In a November 9 article, USA Today reported that, during an interview with the newspaper the previous day, President George H.W. Bush “forcefully defended his son's handling of the Iraq war ... saying critics of the current president have forgotten the 'extraordinary brutality' of deposed Iraqi leader Saddam Hussein.” Unlike Malveaux's report, however, the article noted that the elder Bush “rejected calls to topple Saddam” and that an interactive computer program installed at his presidential library at Texas A&M University “that allows visitors to consider options Bush weighed during the Gulf War ... calls the idea of going to Baghdad 'very tempting' but says it 'would have been a disastrous decision,' splintering the international coalition and leaving U.S. and possibly British troops on their own in Iraq.”
At a reunion of Operation Desert Storm veterans in February 1999, President George H.W. Bush explained his administration's decision to forgo invading Iraq and toppling Saddam from power after Iraqi forces were forced to withdraw from Kuwait in 1991. He speculated that it might have resulted in “a fruitless hunt in an urban guerilla war to find the most-secure dictator in the world,” asking, “Whose life would be on my hands as the commander-in-chief because I, unilaterally, went beyond the international law, went beyond the stated mission, and said we're going to show our macho?” Bush then added that "[w]e're going into Baghdad. We're going to be an occupying power -- America in an Arab land -- with no allies at our side. It would have been disastrous."
In the memoir he co-wrote with his former national security adviser Brent Scowcroft, A World Transformed (Knopf, September 1998), the elder Bush stated that an invasion of Iraq would have led to “incalculable human and political costs” and that the coalition would have “instantly collapsed”:
Trying to eliminate Saddam, extending the ground war into an occupation of Iraq, would have violated our guideline about not changing objectives in midstream, engaging in “mission creep,” and would have incurred incalculable human and political costs. Apprehending him was probably impossible. We had been unable to find Noriega in Panama, which we knew intimately. We would have been forced to occupy Baghdad and, in effect, rule Iraq. The coalition would instantly have collapsed, the Arabs deserting it in anger and other allies pulling out as well. Under those circumstances, there was no viable “exit strategy” we could see, violating another of our principles. Furthermore, we had been self-consciously trying to set a pattern for handling aggression in the post-Cold War world. Going in and occupying Iraq, thus unilaterally exceeding the United Nations' mandate, would have destroyed the precedent of international response to aggression we hoped to establish. Had we gone the invasion route, the United States could conceivably still be an occupying power in a bitterly hostile land. It would have been a dramatically different -- and perhaps barren -- outcome.

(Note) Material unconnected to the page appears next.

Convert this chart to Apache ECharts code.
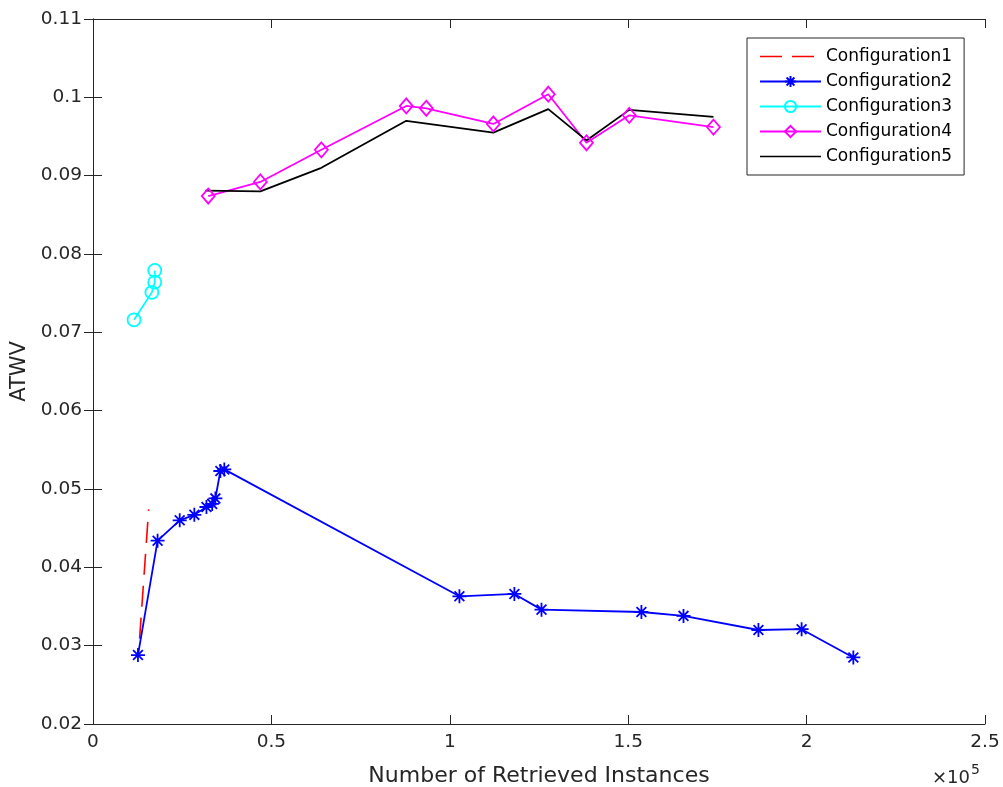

From the November 11 edition of CNN's Late Edition with Wolf Blitzer:
BLITZER: Suzanne, I want you to listen to what the current president of the United States, George Bush, said about his legacy this past week in an interview with German TV.
BUSH [video clip]: I think I'll be remembered as a guy who, you know, was dealt some pretty tough issues to deal with and I dealt with them head on. You know, I didn't try to shy away. I didn't, you know -- I didn't sacrifice. I just was -- I was firm. And that I made decisions based upon principles, not based upon the latest Gallup poll.
BLITZER: Is he already looking ahead to -- you know, he's still got more than a year to go on the job. What do you think?
MALVEAUX: I know that he wants to get some things done, but, obviously, he is looking at his legacy as well. Usually when the legacy question comes up, it's a journalist who's asked him about it, whether or not he has any regrets.
And he's always saying that, in the long term, he feels that he will be validated, his policies will be validated. So, he believes, because George Washington is still being analyzed, that, in his lifetime, there really isn't going to be an accurate assessment of his presidency. It's going to be long after he's gone.
What was interesting is that we actually heard from his father, Bush 41, this week, coming out very forcefully defending his son here. I mean, obviously, the former president, he has nothing to lose. This is a guy who's 83 years old, jumped out of an airplane, did another skydiving trip just this past week to memorialize, to mark off the remodeling of his own presidential library.
And he is coming out very forcefully to defend his son because he feels that he does have some experience when it comes to dealing with Saddam Hussein, and he absolutely believes that the criticism against his son has just not been fair.
BLITZER: Suzanne Malveaux, get ready for Las Vegas. She's going to be there with me, with John Roberts, with Campbell Brown for the next Democratic presidential debate. That's Thursday night. Suzanne, thanks very much.